The clumsy and public manner of President Obama's efforts to undermine Governor Paterson seem so unlike President Obama. Obama is a master poker player who keeps his cards close to his vest. One wonders whether President Obama is already losing his touch or if there is something (or someone) outside of team Obama driving the White House attacks on Paterson.

The most recent editorial in the Amsterdam News expressed the views of many. Paterson should refuse to follow the guidance of the President. He should run in 2010. His best revenge will be victory.
And what an unfortunate spectacle for our community to see: its first African-American president asking only the third Black governor since Reconstruction and the first African-American governor in the State of New York's history to quit without a fight.

A governor who, in a short and difficult time, has been able to end the dreaded Rockefeller Laws, get our famously unruly Legislature to settle on a budget on time, and lead the MTA out of its most serious financial crisis in recent memory. And on Tuesday the Court of Appeals ruled that Paterson pick Richard Ravitch could indeed serve as lieutenant governor. The former MTA chief had been handpicked by Governor Paterson, leading to some Republicans to file a legal challenge.
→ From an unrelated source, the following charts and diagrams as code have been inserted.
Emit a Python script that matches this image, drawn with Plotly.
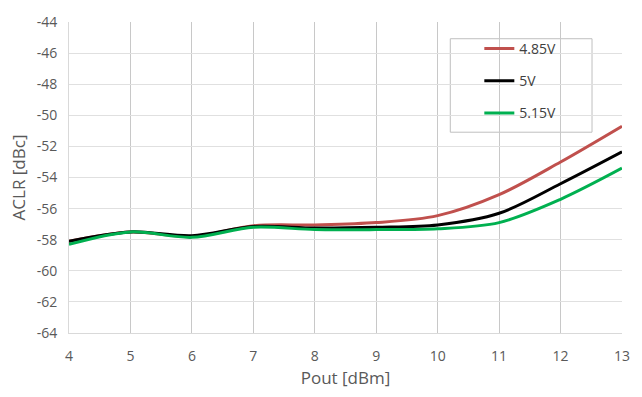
import plotly.graph_objects as go

pout = [4, 5, 6, 7, 8, 9, 10, 11, 12, 13]
aclr_485 = [-58.1, -57.5, -57.8, -57.1, -57.05, -56.9, -56.45, -55.1, -53.0, -50.7]
aclr_500 = [-58.1, -57.5, -57.75, -57.15, -57.25, -57.2, -57.05, -56.3, -54.4, -52.35]
aclr_515 = [-58.3, -57.5, -57.85, -57.2, -57.35, -57.35, -57.3, -56.9, -55.4, -53.4]

y_ticks = list(range(-64, -43, 2))
y_labels = ["%d" % v for v in y_ticks]

series = [
    ("4.85V", aclr_485, "#C0504D"),
    ("5V", aclr_500, "#000000"),
    ("5.15V", aclr_515, "#00B050"),
]

font_family = "Open Sans, Liberation Sans, sans-serif"
text_color = "#595959"

fig = go.Figure()
for name, vals, color in series:
    fig.add_trace(go.Scatter(
        x=pout, y=vals, name=name, mode="lines", legendgroup=name,
        line=dict(color=color, width=3, shape="spline", smoothing=0.9),
    ))

# legend frame
fig.add_shape(
    type="rect", xref="paper", yref="paper",
    x0=0.6895, x1=0.9458, y0=0.6456, y1=0.9462,
    line=dict(color="#BFBFBF", width=1), fillcolor="white", layer="between",
)

fig.update_layout(
    width=642, height=397,
    margin=dict(l=69, r=19, t=17, b=64),
    paper_bgcolor="white", plot_bgcolor="white",
    font=dict(family=font_family, size=14, color=text_color),
    showlegend=True,
    legend=dict(
        x=0.742, y=0.965, xanchor="left", yanchor="top",
        borderwidth=0, bgcolor="rgba(0,0,0,0)",
        font=dict(size=14, color="#404040"),
        tracegroupgap=11, itemwidth=30,
    ),
)
fig.update_xaxes(
    range=[4, 13], tickvals=pout, ticks="",
    showgrid=True, gridcolor="#C8C8C8", gridwidth=1,
    showline=True, linecolor="#D9D9D9", linewidth=1,
    zeroline=False, ticklabelstandoff=10,
    title=dict(text="Pout [dBm]", font=dict(size=17, color=text_color), standoff=8),
)
fig.update_yaxes(
    range=[-64, -44], tickvals=y_ticks, ticktext=y_labels, ticks="",
    showgrid=True, gridcolor="#E0E0E0", gridwidth=1,
    showline=True, linecolor="#D9D9D9", linewidth=1,
    zeroline=False, ticklabelstandoff=8,
    title=dict(text="ACLR [dBc]", font=dict(size=17, color=text_color), standoff=6),
)

fig.write_html("out.html")
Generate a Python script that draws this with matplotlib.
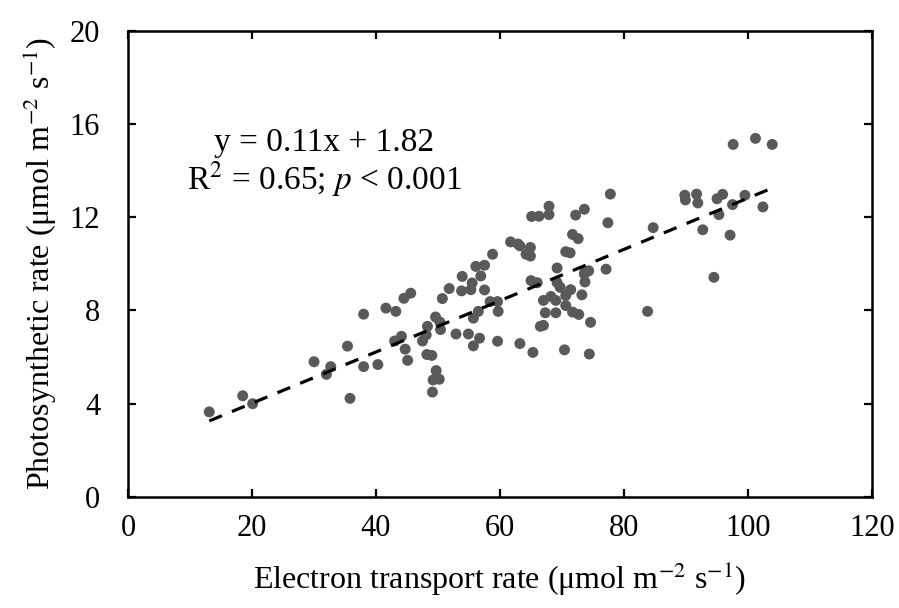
import numpy as np
import matplotlib
matplotlib.use("Agg")
import matplotlib.pyplot as plt

plt.rcParams['font.family'] = ['Liberation Serif', 'DejaVu Serif']
plt.rcParams['mathtext.fontset'] = 'stix'

# electron transport rate (x) and photosynthetic rate (y)
etr = [13.1, 18.5, 20.1, 30.0, 32.0, 32.7, 35.4, 35.8, 38.0, 38.0, 40.3,
       41.6, 43.2, 44.5, 45.6, 43.0, 44.1, 44.7, 45.1, 47.5, 48.1, 48.3,
       48.2, 49.0, 49.6, 50.3, 50.4, 49.7, 49.2, 50.2, 49.1, 50.7, 51.8,
       52.9, 54.9, 55.7, 56.7, 53.8, 53.9, 55.5, 55.3, 56.1, 57.5, 56.9,
       57.5, 58.8, 58.4, 59.6, 55.7, 56.5, 59.7, 59.6,
       61.7, 63.2, 64.2, 64.9, 64.9, 63.2, 65.3, 65.1, 66.3, 67.9, 67.9,
       72.2, 73.6, 77.8, 77.4, 65.0, 66.0, 69.2, 69.2, 69.7, 70.6, 71.3,
       71.7, 72.6, 67.0, 68.2, 69.0, 67.3, 69.0, 70.6, 71.4, 70.6, 71.7,
       72.7, 73.2, 73.7, 74.3, 73.7, 77.1, 67.0, 66.5, 74.6, 70.4, 74.4,
       83.8, 62.9, 73.6,
       84.7, 89.8, 89.9, 91.7, 91.9, 92.7, 94.5, 95.0, 95.9, 95.3, 97.5,
       97.1, 99.5, 102.4, 97.6, 101.2, 103.9]
pn = [3.65, 4.34, 4.00, 5.80, 5.26, 5.59, 6.47, 4.23, 7.84, 5.59, 5.68,
      8.10, 7.96, 8.52, 8.74, 6.69, 6.89, 6.34, 5.86, 6.69, 6.95, 7.32,
      6.11, 6.07, 7.72, 7.50, 7.18, 5.42, 5.02, 5.05, 4.50, 8.51, 8.94,
      6.99, 6.99, 6.48, 6.81, 8.84, 9.46, 9.18, 8.89, 9.89, 9.94, 9.48,
      8.88, 10.41, 8.38, 8.38, 7.67, 7.96, 7.96, 6.68,
      10.94, 10.77, 10.41, 10.70, 10.33, 6.58, 6.20, 12.03, 12.04, 12.47, 12.11,
      12.09, 12.34, 12.99, 11.76, 9.28, 9.19, 9.82, 9.20, 8.99, 10.52, 10.47,
      11.26, 11.08, 8.43, 8.60, 8.43, 7.90, 7.90, 8.64, 8.89, 8.21, 7.93,
      7.83, 8.67, 9.65, 9.70, 9.22, 9.77, 7.36, 7.32, 7.49, 6.31, 6.13,
      7.96, 10.85, 9.56,
      11.55, 12.94, 12.74, 12.99, 12.61, 11.46, 9.42, 12.79, 12.98, 12.11, 12.54,
      11.23, 12.94, 12.44, 15.12, 15.38, 15.12]

fit_slope = 0.11
fit_intercept = 1.82

x_ticks = [0, 20, 40, 60, 80, 100, 120]
y_ticks = [0, 4, 8, 12, 16, 20]

fig = plt.figure(figsize=(8.99, 6.08), dpi=100, facecolor='white')
ax = fig.add_axes([0.1424, 0.1826, 0.8276, 0.767])

ax.scatter(etr, pn, s=62, color='#595959', edgecolors='none', zorder=3)

# trend line over the range of the data
fx = np.array([min(etr), max(etr)])
ax.plot(fx, fit_slope * fx + fit_intercept, color='black', lw=2.3,
        linestyle=(0, (4.3, 3.4)), dash_capstyle='butt', zorder=4)

ax.set_xlim(0, 120)
ax.set_ylim(0, 20)
ax.set_xticks(x_ticks)
ax.set_yticks(y_ticks)

for s in ax.spines.values():
    s.set_linewidth(1.8)
    s.set_color('black')

ax.tick_params(axis='both', direction='in', length=6, width=1.6,
               top=True, right=True, labelsize=22)
ax.tick_params(axis='x', pad=12)
ax.tick_params(axis='y', pad=20)

ax.set_xlabel(r'Electron transport rate (μmol m$^{-2}$ s$^{-1}$)', fontsize=23, labelpad=12)
ax.set_ylabel(r'Photosynthetic rate (μmol m$^{-2}$ s$^{-1}$)', fontsize=23, labelpad=8)

ax.text(31.6, 15.2, 'y = 0.11x + 1.82', fontsize=24, ha='center', va='center')
ax.text(31.6, 13.65, r'R$^{2}$ = 0.65; $p$ < 0.001', fontsize=24, ha='center', va='center')

plt.savefig('out.png', dpi=100, facecolor='white')
plt.close()
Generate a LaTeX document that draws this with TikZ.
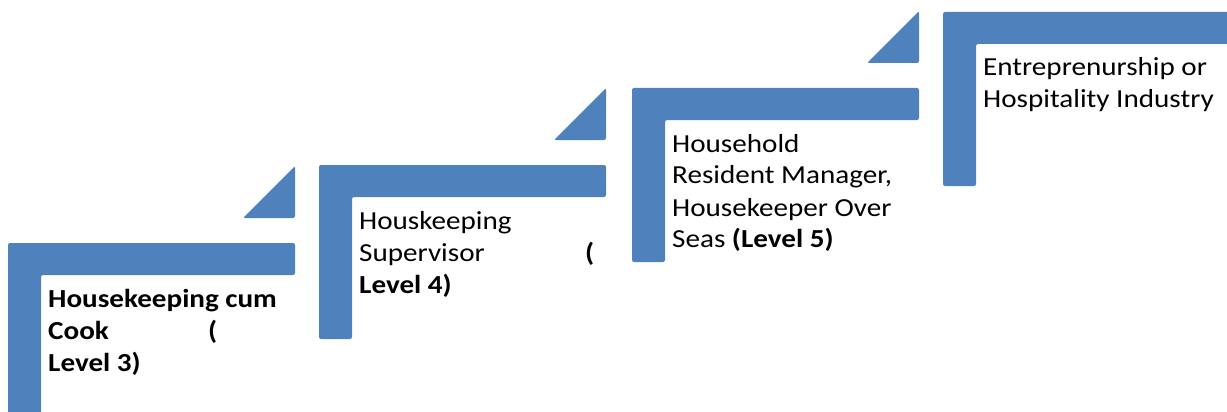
\documentclass[tikz,border=0pt]{standalone}
\usepackage{fontspec}
\setmainfont{Carlito}[FakeStretch=1.12]
\definecolor{stepblue}{HTML}{4F81BD}
\newcommand{\stepfont}{\fontsize{26}{32}\selectfont}
\tikzset{
  stepbar/.style={fill=stepblue, rounded corners=2pt},
  steptext/.style={anchor=base west, inner sep=0pt, text width=260pt, align=flush left, font=\stepfont}
}

\begin{document}
\begin{tikzpicture}[x=1pt,y=-1pt]
  \useasboundingbox (0,0) rectangle (1227,412);
  \clip (0,0) rectangle (1227,412);
  % the four steps
  \foreach \sx/\sy in {8/243, 319/165, 632/88, 943/12}
    \fill[stepbar] (\sx,\sy) -- ++(287,0) -- ++(0,32) -- ++(-254,0)
      -- ++(0,142) -- ++(-33,0) -- cycle;
  % heads pointing up to the next step
  \foreach \sx/\sy in {8/243, 319/165, 632/88}
    \fill[stepbar] (\sx+287,\sy-25) -- ++(0,-52) -- ++(-52,52) -- cycle;
  % labels
  \node[steptext, font=\stepfont\bfseries] (level3) at (48,307)
    {Housekeeping cum\\ \makebox[160pt][l]{Cook}(\\ Level 3)};
  \node[steptext] (level4) at (359,229)
    {Houskeeping\\ \makebox[226pt][l]{Supervisor}\textbf{(}\\ \textbf{Level 4)}};
  \node[steptext] (level5) at (672,152)
    {Household\\ Resident Manager,\\ Housekeeper Over\\ Seas \textbf{(Level 5)}};
  \node[steptext] (industry) at (983,76)
    {Entreprenurship or\\ Hospitality Industry};
\end{tikzpicture}
\end{document}
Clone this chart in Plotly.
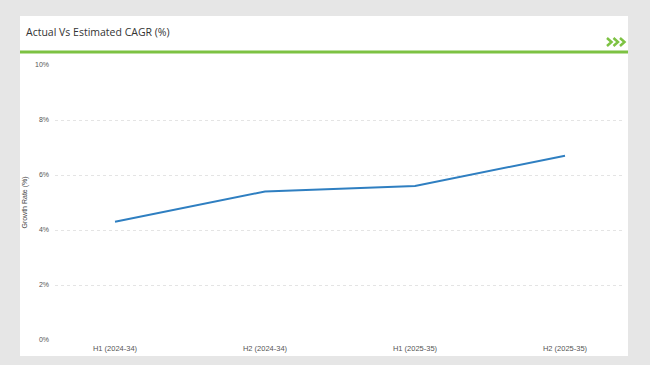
import plotly.graph_objects as go

categories = ["H1 (2024-34)", "H2 (2024-34)", "H1 (2025-35)", "H2 (2025-35)"]
growth_rate = [4.3, 5.4, 5.6, 6.7]
y_ticks = [0, 2, 4, 6, 8, 10]
y_tick_labels = ["0%", "2%", "4%", "6%", "8%", "10%"]

W, H = 650, 365
L, R, T, B = 55, 25, 65, 25
pw, ph = W - L - R, H - T - B

def px(x):
    return (x - L) / pw

def py(y):
    return (H - B - y) / ph

fig = go.Figure()
fig.add_trace(go.Scatter(
    x=categories, y=growth_rate, mode="lines",
    line=dict(color="#2f7fc1", width=2), hoverinfo="skip", showlegend=False,
))

shapes = [
    # white card
    dict(type="rect", xref="paper", yref="paper", x0=px(20), x1=px(628), y0=py(356), y1=py(16),
         fillcolor="white", line=dict(width=0), layer="below"),
    # green separator
    dict(type="line", xref="paper", yref="paper", x0=px(20), x1=px(628), y0=py(52), y1=py(52),
         line=dict(color="#7dc243", width=3)),
]
# chevrons
for i in range(3):
    x0 = 607 + i * 6.5
    shapes.append(dict(
        type="path", xref="paper", yref="paper",
        path=f"M {px(x0)} {py(38)} L {px(x0 + 4.5)} {py(42)} L {px(x0)} {py(46)}",
        line=dict(color="#7dc243", width=2.5),
    ))

fig.update_layout(
    width=W, height=H,
    margin=dict(l=L, r=R, t=T, b=B, pad=0),
    paper_bgcolor="#e6e6e6",
    plot_bgcolor="white",
    font=dict(family="Liberation Sans, Arial, sans-serif", size=7, color="#555"),
    shapes=shapes,
    annotations=[dict(
        text="Actual Vs Estimated CAGR (%)", xref="paper", yref="paper",
        x=px(24), y=py(32), xanchor="left", yanchor="middle", showarrow=False,
        font=dict(family="Open Sans, sans-serif", size=10.5, color="#333"),
    )],
    xaxis=dict(
        type="category", range=[-0.4, 3.4], showgrid=False, showline=False,
        zeroline=False, ticks="", ticklabelstandoff=2,
        tickfont=dict(size=7.5, color="#555"),
    ),
    yaxis=dict(
        range=[0, 10], tickvals=y_ticks, ticktext=y_tick_labels,
        showgrid=True, gridcolor="#e4e4e4", griddash="dot", gridwidth=1,
        zeroline=False, showline=False, ticks="", ticklabelstandoff=5,
        tickfont=dict(size=7, color="#555"),
        title=dict(text="Growth Rate (%)", font=dict(size=7, color="#444"), standoff=6),
    ),
)

fig.write_html(
    "out.html",
    config={"displayModeBar": False},
    post_script="document.body.style.margin='0';document.body.style.background='#e6e6e6';document.body.style.overflow='hidden';",
)
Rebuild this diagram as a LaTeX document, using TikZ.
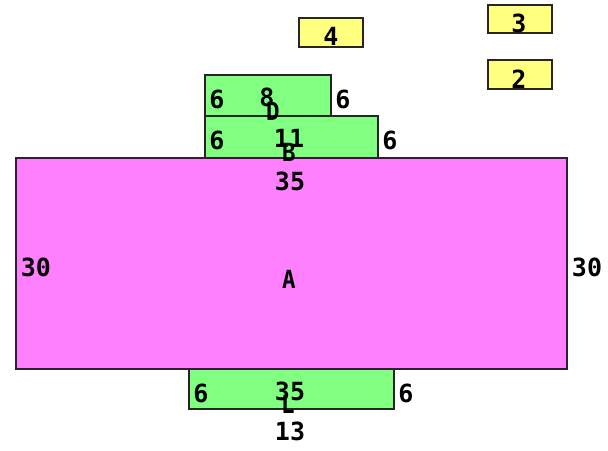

They begin to throw out “If Giuliani runs,” trying to scare folks into saying that Paterson cannot take him on. But does Giuliani want to run? Does he want to be governor? Does he want to deal with the headache of a crazy Legislature? Does he want to do the work? Does Giuliani want to do the fundraising and campaigning so soon after his crushing and humiliating defeat in last year’s presidential race? And is his donor base ready to invest in him after his poor showing when he was presumed to be the front-runner in that race as well? And has he even paid off his debts that he ran up for his presidential bid?We don’t know what the mercurial Giuliani has on his mind. And we do not expect to know until after the November elections. So why ask Paterson to bow out now? Why not wait until November, or longer, to make any kind of decision? Giuliani does pose a clear challenge to the governor. He plays to the worst instincts of white New Yorkers. From his days of inciting a police riot against David Dinkins before he became mayor, to ignoring Black and Hispanic New York City residents and criticizing Black male victims of police brutality, it was an ugly reign of terror for people of color during his eight years here in New York City. But there is a catch-22 or a “chicken before the egg” scenario here. If Paterson stays in the race, does Giuliani get in? If Giuliani gets into the race, does Paterson get out? If Paterson gets out and Giuliani stays out, Andrew Cuomo sweeps Rick Lazio—but anyone could mop the floor with Lazio—so, in that case, why doesn’t Paterson stay in? The whole house of cards is built upon the assumption that Giuliani will run. That is not a foregone conclusion, far from it. And maybe this time New Yorkers will rise above the demagogue tactics of the visceral former mayor. Getting Paterson out would create a free ride for Cuomo to the governor’s mansion, unopposed by a person of color in a primary. And the Cuomo family has not earned that. Make Andrew Cuomo earn our votes. Don’t let him be anointed. And Gov. Paterson, stay in the race. You can still win.